Москва, г.р. 1952 (Колчинский) - страница 74

Недавно, спустя почти сорок лет после того, как я ушел из французской школы, Инга Васильевна прислала мне с оказией сочинение, которое я написал в пятом классе, то есть в 1964 году. Много сотен, если не тысяч учеников она успела выучить за эти годы, и все это время она хранила мою тетрадь с изображением рыжего пса на самодельной обложке. Сочинение было на свободную тему, и я писал, так сказать, о собаках в своей жизни, прежде всего, конечно, о бабушкином Гарьке.

У Инги не было в классе очевидных любимчиков, но я всегда чувствовал, что ко мне она относится с особой симпатией, хотя примерным поведением я не отличался. На уроках самой Инги я вел себя сносно (мне всегда на них было интересно), но к ней – как к классному руководителю – стекались жалобы других учителей.

Если мне было на уроке скучно, а это случалось довольно часто, то я вертелся, болтал, кидался бумажками и записками, всячески мешая учителям. Особенно я любил что-нибудь выкинуть в момент появления учителя в классе.

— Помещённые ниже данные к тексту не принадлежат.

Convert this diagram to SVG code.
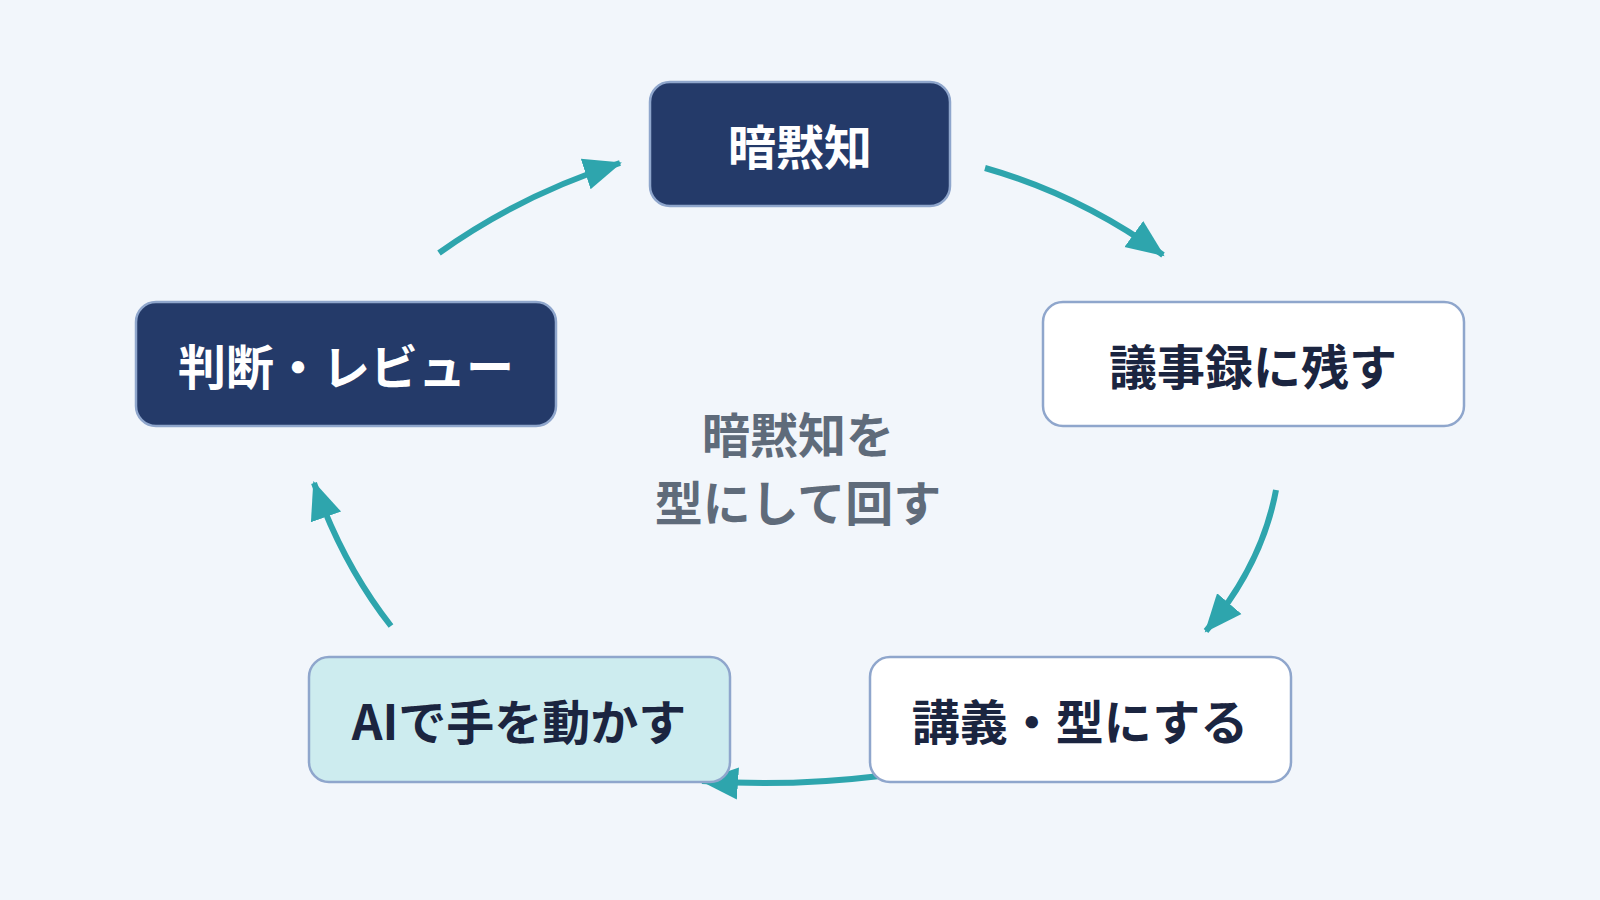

Шалости мои были, как правило, беззлобны, но иногда доводили до беды.

Впереди меня на одном из уроков сидела тишайшая, легко красневшая и застенчивая девочка Наташа. И вот однажды я, когда учительница вошла в класс и велела всем сесть, выдернул ногой стул из-под бедной Наташи. Сделал я это очень ловко: она с размаху села на пол, ударившись обо что-то головой. Я был в шоке от гнусности содеянного: в классе не было более безобидного человека. Учительница испугалась, а покрасневшая, как рак, Наташа отправилась в школьный медпункт и оттуда – домой. Мне было страшно, но стало еще страшнее, когда Наташа на следующий день не пришла в школу, по слухам, по причине плохого самочувствия.

Потом Наташа оправилась, мои искренние извинения, покраснев, приняла, и я на некоторое время со своими шутками затих. Эта травма, слава Богу, не помешала Наташе стать со временем доктором филологических наук.

Большинство учителей пытались как-то меня приструнить: постоянно болтая и отвлекаясь на уроках, я, однако, продолжал прекрасно учиться. По пять-шесть раз в неделю у меня забирали дневник, чтобы написать замечание, иногда снижали отметку за поведение – не помогало.

Один из немногих учителей, на чьих уроках я вел себя хорошо, был Виктор Соломонович, который преподавал черчение и рисование. Виктор Соломонович в моем представлении соответствовал образу дореволюционного учителя гимназии: он единственный в школе обращался к ученикам на вы и никогда не терял хладнокровия. Главное, я очень любил его предметы, особенно черчение, и с удовольствием делал домашние задания своим друзьям.